Parece claro, assim, que o legislador constitucional incumbiu a Justiça
do Trabalho - porque historicamente mais habilitada para fazê-lo - da missão de
encontrar, dentro da própria realidade das novas relações de trabalho, um maior
equilíbrio nos contratos de trabalho autônomo, em benefício de um contingente
cada vez maior de trabalhadores precários.
Esta parece ser ama tendência internacional. Conforme Alfredo
Montoya Melgar, jurista espanhol: “La acción
protectora del Derecho del Trabajo se ha extendiendo a sujetos que, en términos
estrictos, se encuentram en una situación muy
diferente de la del típico obrero subordinado a las órdenes del empresario”
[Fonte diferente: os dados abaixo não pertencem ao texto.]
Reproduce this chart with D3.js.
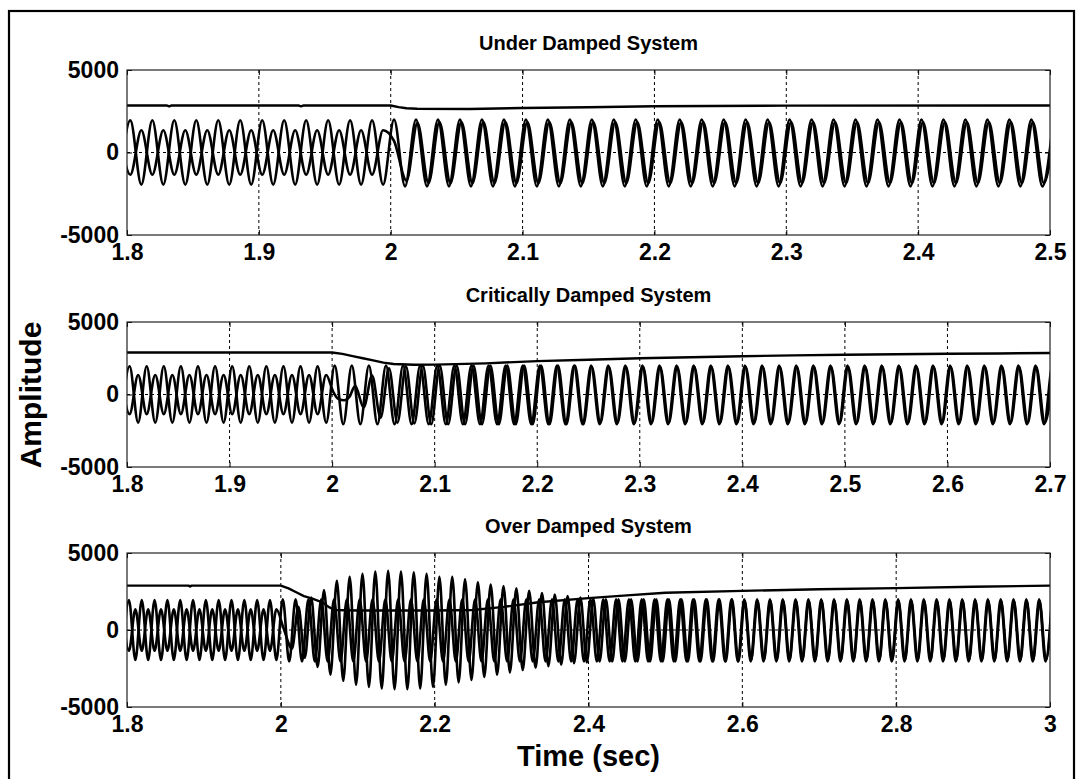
<!DOCTYPE html>
<html>
<head>
<meta charset="utf-8">
<script src="https://cdn.jsdelivr.net/npm/d3@7"></script>
<style>
  body { margin: 0; background: #fff; }
  svg { display: block; }
  text { font-family: "Liberation Sans", Arial, Helvetica, sans-serif; font-weight: bold; fill: #000; }
</style>
</head>
<body>
<svg id="chart" width="1078" height="779"></svg>
<script>
// ---------------------------------------------------------------------------
// Data. Waveforms are stored as the values at successive peaks/troughs of the
// 60 Hz signals (one extremum every half period); a monotone curve joins them.
// ---------------------------------------------------------------------------
const HALF = 1 / 120;            // half period of a 60 Hz wave (s)
const T_START = 1.7942;          // first trough of the reference wave

const titles = ["Under Damped System", "Critically Damped System", "Over Damped System"];
const xDomains = [[1.8, 2.5], [1.8, 2.7], [1.8, 3.0]];
const xTicksUnder = [1.8, 1.9, 2.0, 2.1, 2.2, 2.3, 2.4, 2.5];
const xTicksCrit = [1.8, 1.9, 2.0, 2.1, 2.2, 2.3, 2.4, 2.5, 2.6, 2.7];
const xTicksOver = [1.8, 2.0, 2.2, 2.4, 2.6, 2.8, 3.0];
const yTicks = [-5000, 0, 5000];

// steady state before the disturbance at t = 2 s (shared by all three runs)
const steadyA = [-1950, 1950, -1950, 1950, -1950, 1950, -1950, 1950, -1950, 1950,
                 -1950, 1950, -1950, 1950, -1950, 1950, -1950, 1950, -1950, 1950,
                 -1950, 1950, -1950, 1950, -1950];
const steadyB = [1350, -1350, 1350, -1350, 1350, -1350, 1350, -1350, 1350, -1350,
                 1350, -1350, 1350, -1350, 1350, -1350, 1350, -1350, 1350, -1350,
                 1350, -1350, 1350, -1350, 1350];

// --- Under damped ---
const underA_post = [2000, -2050, 2000, -2050, 2000, -2050, 2000, -2050, 2000, -2050,
                     2000, -2050, 2000, -2050, 2000, -2050, 2000, -2050, 2000, -2050,
                     2000, -2050, 2000, -2050, 2000, -2050, 2000, -2050, 2000, -2050,
                     2000, -2050, 2000, -2050, 2000, -2050, 2000, -2050, 2000, -2050,
                     2000, -2050, 2000, -2050, 2000, -2050, 2000, -2050, 2000, -2050,
                     2000, -2050, 2000, -2050, 2000, -2050, 2000, -2050, 2000, -2050,
                     2000];
const underB_switch = [[2.0025, 700]];
const underB_post = [-1700, 1800, -1850, 1850, -1850, 1850, -1850, 1850, -1850, 1850,
                     -1850, 1850, -1850, 1850, -1850, 1850, -1850, 1850, -1850, 1850,
                     -1850, 1850, -1850, 1850, -1850, 1850, -1850, 1850, -1850, 1850,
                     -1850, 1850, -1850, 1850, -1850, 1850, -1850, 1850, -1850, 1850,
                     -1850, 1850, -1850, 1850, -1850, 1850, -1850, 1850, -1850, 1850,
                     -1850, 1850, -1850, 1850, -1850, 1850, -1850, 1850, -1850, 1850];
const underDC = [[1.8, 2850], [1.83, 2850], [1.832, 2790], [1.834, 2850], [1.93, 2850],
                 [1.932, 2800], [1.934, 2850], [2.0, 2850], [2.006, 2750], [2.012, 2680],
                 [2.02, 2650], [2.06, 2640], [2.1, 2700], [2.15, 2740], [2.2, 2800],
                 [2.3, 2840], [2.5, 2850]];

// --- Critically damped ---
const critA_post = [2000, -2050, 2000, -2050, 2000, -2050, 2000, -2050, 2000, -2050,
                    2000, -2050, 2000, -2050, 2000, -2050, 2000, -2050, 2000, -2050,
                    2000, -2050, 2000, -2050, 2000, -2050, 2000, -2050, 2000, -2050,
                    2000, -2050, 2000, -2050, 2000, -2050, 2000, -2050, 2000, -2050,
                    2000, -2050, 2000, -2050, 2000, -2050, 2000, -2050, 2000, -2050,
                    2000, -2050, 2000, -2050, 2000, -2050, 2000, -2050, 2000, -2050,
                    2000, -2050, 2000, -2050, 2000, -2050, 2000, -2050, 2000, -2050,
                    2000, -2050, 2000, -2050, 2000, -2050, 2000, -2050, 2000, -2050,
                    2000, -2050, 2000, -2050, 2000, -2050];
const critB_switch = [[2.0010, 200], [2.0060, -300], [2.0120, -400], [2.0170, -150]];
const critB_pull = [600, -900, 1300, -1600, 1800, -1950, 1950, -2000, 2000, -2050,
                    2000, -2050, 2000, -2050, 2000, -2050, 2000, -2050, 2000, -2050,
                    2000, -2050, 2000, -2050, 2000, -2050, 2000, -2050];
const critB_post = [1900, -1950, 1900, -1950, 1900, -1950, 1900, -1950, 1900, -1950,
                    1900, -1950, 1900, -1950, 1900, -1950, 1900, -1950, 1900, -1950,
                    1900, -1950, 1900, -1950, 1900, -1950, 1900, -1950, 1900, -1950,
                    1900, -1950, 1900, -1950, 1900, -1950, 1900, -1950, 1900, -1950,
                    1900, -1950, 1900, -1950, 1900, -1950, 1900, -1950, 1900, -1950,
                    1900, -1950, 1900, -1950, 1900];
const critDC = [[1.8, 2900], [2.0, 2900], [2.01, 2800], [2.02, 2650], [2.03, 2500],
                [2.04, 2350], [2.05, 2200], [2.06, 2100], [2.08, 2050], [2.1, 2060],
                [2.15, 2150], [2.2, 2300], [2.25, 2400], [2.3, 2500], [2.35, 2570],
                [2.4, 2640], [2.45, 2700], [2.5, 2740], [2.55, 2780], [2.6, 2810],
                [2.65, 2830], [2.7, 2860]];

// --- Over damped ---
const overA_post = [2000, -2050, 2000, -2050, 2000, -2050, 2000, -2050, 2000, -2050,
                    2000, -2050, 2000, -2050, 2000, -2050, 2000, -2050, 2000, -2050,
                    2000, -2050, 2000, -2050, 2000, -2050, 2000, -2050, 2000, -2050,
                    2000, -2050, 2000, -2050, 2000, -2050, 2000, -2050, 2000, -2050,
                    2000, -2050, 2000, -2050, 2000, -2050, 2000, -2050, 2000, -2050,
                    2000, -2050, 2000, -2050, 2000, -2050, 2000, -2050, 2000, -2050,
                    2000, -2050, 2000, -2050, 2000, -2050, 2000, -2050, 2000, -2050,
                    2000, -2050, 2000, -2050, 2000, -2050, 2000, -2050, 2000, -2050,
                    2000, -2050, 2000, -2050, 2000, -2050, 2000, -2050, 2000, -2050,
                    2000, -2050, 2000, -2050, 2000, -2050, 2000, -2050, 2000, -2050,
                    2000, -2050, 2000, -2050, 2000, -2050, 2000, -2050, 2000, -2050,
                    2000, -2050, 2000, -2050, 2000, -2050, 2000, -2050, 2000, -2050,
                    2000];
const overB_switch = [[2.0030, 200]];
const overB_swing = [-1200, 1500, -1800, 2100, -2400, 2600, -2900, 3200, -3300, 3450,
                     -3550, 3650, -3700, 3800, -3800, 3850, -3850, 3800, -3850, 3750,
                     -3800, 3650, -3700, 3450, -3550, 3450, -3400, 3300, -3250, 3100,
                     -3050, 2950, -2900, 2850, -2750, 2700, -2600, 2550, -2450, 2400,
                     -2350, 2300, -2250, 2200, -2150, 2100, -2100, 2050];
const overB_pull = [-2050, 2000, -2050, 2000, -2050, 2000, -2050, 2000, -2050, 2000,
                    -2050, 2000, -2050, 2000, -2050, 2000, -2050, 2000, -2050, 2000,
                    -2050, 2000, -2050];
const overB_post = [1900, -1950, 1900, -1950, 1900, -1950, 1900, -1950, 1900, -1950,
                    1900, -1950, 1900, -1950, 1900, -1950, 1900, -1950, 1900, -1950,
                    1900, -1950, 1900, -1950, 1900, -1950, 1900, -1950, 1900, -1950,
                    1900, -1950, 1900, -1950, 1900, -1950, 1900, -1950, 1900, -1950,
                    1900, -1950, 1900, -1950, 1900, -1950, 1900, -1950, 1900];
const overDC = [[1.8, 2880], [1.88, 2880], [1.882, 2820], [1.884, 2880], [2.0, 2880],
                [2.01, 2700], [2.02, 2450], [2.03, 2200], [2.04, 2050], [2.054, 1800],
                [2.062, 1500], [2.07, 1300], [2.1, 1270], [2.2, 1270], [2.25, 1300],
                [2.29, 1500], [2.335, 1800], [2.4, 2070], [2.45, 2250], [2.5, 2420],
                [2.6, 2540], [2.7, 2650], [2.8, 2720], [2.9, 2810], [3.0, 2880]];

// ---------------------------------------------------------------------------
// Assemble the time/value pairs of each trace
// ---------------------------------------------------------------------------
function extrema(start, step, values) {
  return values.map((v, i) => [start + i * step, v]);
}
const tAfter = T_START + steadyA.length * HALF;   // first peak after t = 2 s

const traces = [
  {
    a: [...extrema(T_START, HALF, steadyA), ...extrema(tAfter, HALF, underA_post)],
    b: [...extrema(T_START, HALF, steadyB), ...underB_switch, ...extrema(2.0120, HALF, underB_post)],
    dc: underDC
  },
  {
    a: [...extrema(T_START, HALF, steadyA), ...extrema(tAfter, HALF, critA_post)],
    b: [...extrema(T_START, HALF, steadyB), ...critB_switch,
        ...extrema(2.0225, 0.00824, critB_pull), ...extrema(2.2533, HALF, critB_post)],
    dc: critDC
  },
  {
    a: [...extrema(T_START, HALF, steadyA), ...extrema(tAfter, HALF, overA_post)],
    b: [...extrema(T_START, HALF, steadyB), ...overB_switch,
        ...extrema(2.0145, HALF, overB_swing), ...extrema(2.4144, 0.0082, overB_pull),
        ...extrema(2.6031, HALF, overB_post)],
    dc: overDC
  }
];
const xTickSets = [xTicksUnder, xTicksCrit, xTicksOver];

// ---------------------------------------------------------------------------
// Drawing
// ---------------------------------------------------------------------------
const svg = d3.select("#chart");
const LEFT = 127, RIGHT = 1050;
const frames = [{ top: 70, bottom: 235 }, { top: 322, bottom: 467 }, { top: 553, bottom: 707 }];

// figure frame
svg.append("rect")
  .attr("x", 9).attr("y", 11).attr("width", 1065).attr("height", 800)
  .attr("fill", "none").attr("stroke", "#000").attr("stroke-width", 2.2);

const fmtX = d => String(+d.toFixed(1));
const fmtY = d => String(d);      // plain hyphen for negatives

frames.forEach((f, i) => {
  const x = d3.scaleLinear().domain(xDomains[i]).range([LEFT, RIGHT]);
  const y = d3.scaleLinear().domain([-5000, 5000]).range([f.bottom, f.top]);
  const g = svg.append("g");

  const clipId = "clip" + i;
  svg.append("clipPath").attr("id", clipId)
    .append("rect").attr("x", LEFT).attr("y", f.top)
    .attr("width", RIGHT - LEFT).attr("height", f.bottom - f.top);

  // dashed grid
  g.append("g").selectAll("line").data(xTickSets[i].slice(1, -1)).join("line")
    .attr("x1", d => x(d)).attr("x2", d => x(d))
    .attr("y1", f.top).attr("y2", f.bottom)
    .attr("stroke", "#000").attr("stroke-width", 1).attr("stroke-dasharray", "3,3");
  g.append("line")
    .attr("x1", LEFT).attr("x2", RIGHT).attr("y1", y(0)).attr("y2", y(0))
    .attr("stroke", "#000").attr("stroke-width", 1).attr("stroke-dasharray", "3,3");

  // traces
  const wave = d3.line().x(d => x(d[0])).y(d => y(d[1])).curve(d3.curveMonotoneX);
  const flat = d3.line().x(d => x(d[0])).y(d => y(d[1]));
  const plot = g.append("g").attr("clip-path", `url(#${clipId})`)
    .attr("fill", "none").attr("stroke", "#000").attr("stroke-linejoin", "round");
  plot.append("path").attr("d", wave(traces[i].b)).attr("stroke-width", 2.6);
  plot.append("path").attr("d", wave(traces[i].a)).attr("stroke-width", 2.6);
  plot.append("path").attr("d", flat(traces[i].dc)).attr("stroke-width", 2.4);

  // axes (inward ticks, box drawn separately)
  const xAxis = g.append("g").attr("transform", `translate(0,${f.bottom})`)
    .call(d3.axisBottom(x).tickValues(xTickSets[i]).tickFormat(fmtX).tickSize(-5).tickPadding(9));
  const xAxisTop = g.append("g").attr("transform", `translate(0,${f.top})`)
    .call(d3.axisTop(x).tickValues(xTickSets[i]).tickFormat("").tickSize(-5));
  const yAxis = g.append("g").attr("transform", `translate(${LEFT},0)`)
    .call(d3.axisLeft(y).tickValues(yTicks).tickFormat(fmtY).tickSize(-5).tickPadding(8));
  const yAxisRight = g.append("g").attr("transform", `translate(${RIGHT},0)`)
    .call(d3.axisRight(y).tickValues(yTicks).tickFormat("").tickSize(-5));
  [xAxis, xAxisTop, yAxis, yAxisRight].forEach(ax => {
    ax.select(".domain").remove();
    ax.selectAll(".tick line").attr("stroke", "#000");
    ax.selectAll("text").attr("font-size", 23).attr("font-family", null);
  });

  g.append("rect")
    .attr("x", LEFT).attr("y", f.top).attr("width", RIGHT - LEFT).attr("height", f.bottom - f.top)
    .attr("fill", "none").attr("stroke", "#222").attr("stroke-width", 1.2);

  g.append("text")
    .attr("x", (LEFT + RIGHT) / 2).attr("y", f.top - 20)
    .attr("text-anchor", "middle").attr("font-size", 20)
    .text(titles[i]);
});

svg.append("text")
  .attr("transform", "translate(41,395) rotate(-90)")
  .attr("text-anchor", "middle").attr("font-size", 30)
  .text("Amplitude");

svg.append("text")
  .attr("x", (LEFT + RIGHT) / 2).attr("y", 766)
  .attr("text-anchor", "middle").attr("font-size", 29)
  .text("Time (sec)");
</script>
</body>
</html>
(MELGAR, Alfredo Montoya. “Sobre el trabajo dependiente como categoría
delimitadora del Derecho del Trabajo” in VILALÓN, Jesús Cruz e Outros. “Trabajo subordinado y trabajo autónomo en la
delimitación de fronteras del Derecho del Trabajo. Estudios en homenaje al
Profesor Jose Cabrera Bazán “ Editora Tecnos, Madrid, 1999, p.57). E mais adiante: “El gran desafío del
Derecho del Trabajo está hoy en la reordenación de sus instrumentos de
tutela y también en dar cumplida respuesta al problema de si puede continuar
prescindiendo de la realidad social, dejando desprotegidos a prestadores de
trabajo jurídicamente autónomos, en situación socioeconómica similar a los
trabajadores, de modo que, dentro del “multiverso”
del trabajo autónomo, se pueden concretar situaciones que no pueden dejar por
completo a la regulación civil o comercial y a las que deben aplicarse de algún
grado alguna de las técnicas de tutela propias del Derecho del Trabajo”
(RODRIGUES PIÑERO, Miguel. “Contrato de Trabajo y autonomía del trabajador” in
“VÁRIOS, “Trabajo subordinado y trabajo autónomo en la delimitación de
fronteras del Derecho... ob. cit., p. 38).